Introduction

Triangles are one of the most fundamental shapes in geometry. Understanding their properties and classification is essential for solving various geometric problems. Triangles can be categorized based on their sides and angles, each with unique properties. This article explores the different types of triangles and their characteristics.

Classification of Triangles by Sides

1. Equilateral Triangle
   • Definition: A triangle with all three sides of equal length.
   • Properties:
     • All three angles are equal, each measuring 60 degrees.
     • It is also equiangular, meaning all angles are equal.
     • It has rotational and reflective symmetry.
2. Isosceles Triangle
   • Definition: A triangle with two sides of equal length.
   • Properties:
     • The angles opposite the equal sides are also equal.
     • It has one line of symmetry.
     • The unequal side is called the base, and the equal sides are called the legs.
3. Scalene Triangle
   • Definition: A triangle with all sides of different lengths.
   • Properties:
     • All three angles are different.
     • It has no lines of symmetry.
     • It is the most general form of a triangle.

Classification of Triangles by Angles

1. Acute Triangle
   • Definition: A triangle where all three angles are less than 90 degrees.
   • Properties:
     • It can be equilateral, isosceles, or scalene.
     • The sum of the angles is always 180 degrees.
2. Right Triangle
   • Definition: A triangle with one angle measuring exactly 90 degrees.
   • Properties:
     • The side opposite the right angle is called the hypotenuse, the longest side.
     • The other two sides are called the legs.
     • It can be isosceles (if the two legs are equal) or scalene.
3. Obtuse Triangle
   • Definition: A triangle with one angle greater than 90 degrees.
   • Properties:
     • The obtuse angle can only be one of the angles in the triangle.
     • It can be isosceles or scalene, but not equilateral.

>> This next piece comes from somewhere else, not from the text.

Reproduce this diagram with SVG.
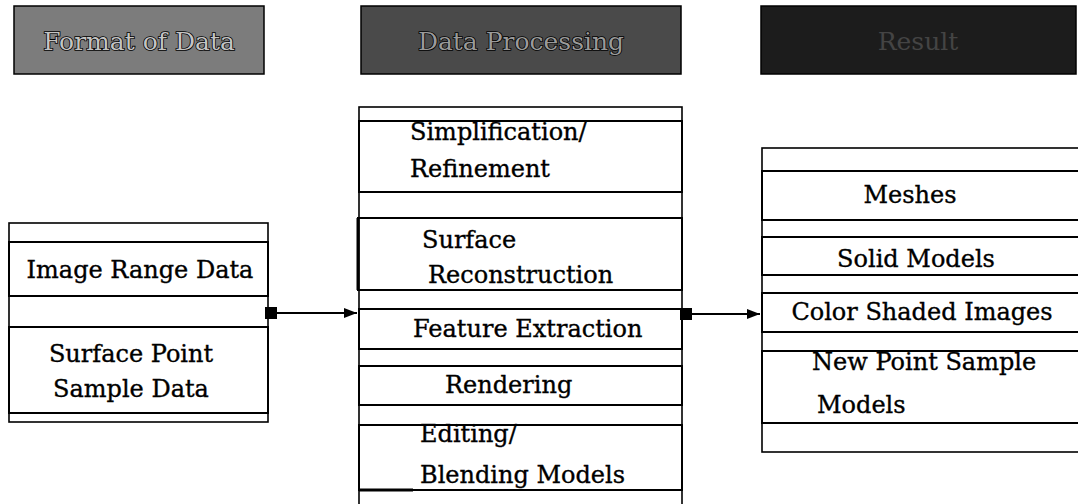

Special Properties of Triangles

1. Sum of Angles:
   • The sum of the interior angles of any triangle is always 180 degrees.
   • This property is fundamental and helps in solving many geometric problems.
2. Exterior Angle Theorem:
   • The measure of an exterior angle of a triangle is equal to the sum of the measures of the two non-adjacent interior angles.
3. Triangle Inequality Theorem:
   • The sum of the lengths of any two sides of a triangle is always greater than the length of the third side.
   • This theorem ensures the feasibility of forming a triangle with given side lengths.
4. Area of a Triangle:
   • The area of a triangle can be calculated using various formulas depending on the known elements.
   • The most common formula is: Area=1/2×base×height

Applications of Triangle Properties

1. Architecture and Engineering:
   • Triangles are used in the design and construction of structures due to their stability and strength.
   • Trusses, bridges, and roofs often incorporate triangular shapes.
2. Art and Design:
   • Artists and designers use triangles to create aesthetically pleasing and balanced compositions.
   • Triangles are fundamental in tessellations and pattern designs.
3. Navigation and Surveying:
   • Triangulation, a method based on the properties of triangles, is used to determine distances and map out areas.
   • It is crucial in GPS technology and land surveying.

Conclusion

Understanding the properties and classification of triangles is essential in geometry and its applications. Whether in engineering, art, or everyday problem-solving, triangles play a crucial role due to their unique properties and versatility. By mastering the different types of triangles and their characteristics, students can develop a strong foundation in geometric principles and apply them effectively in various contexts.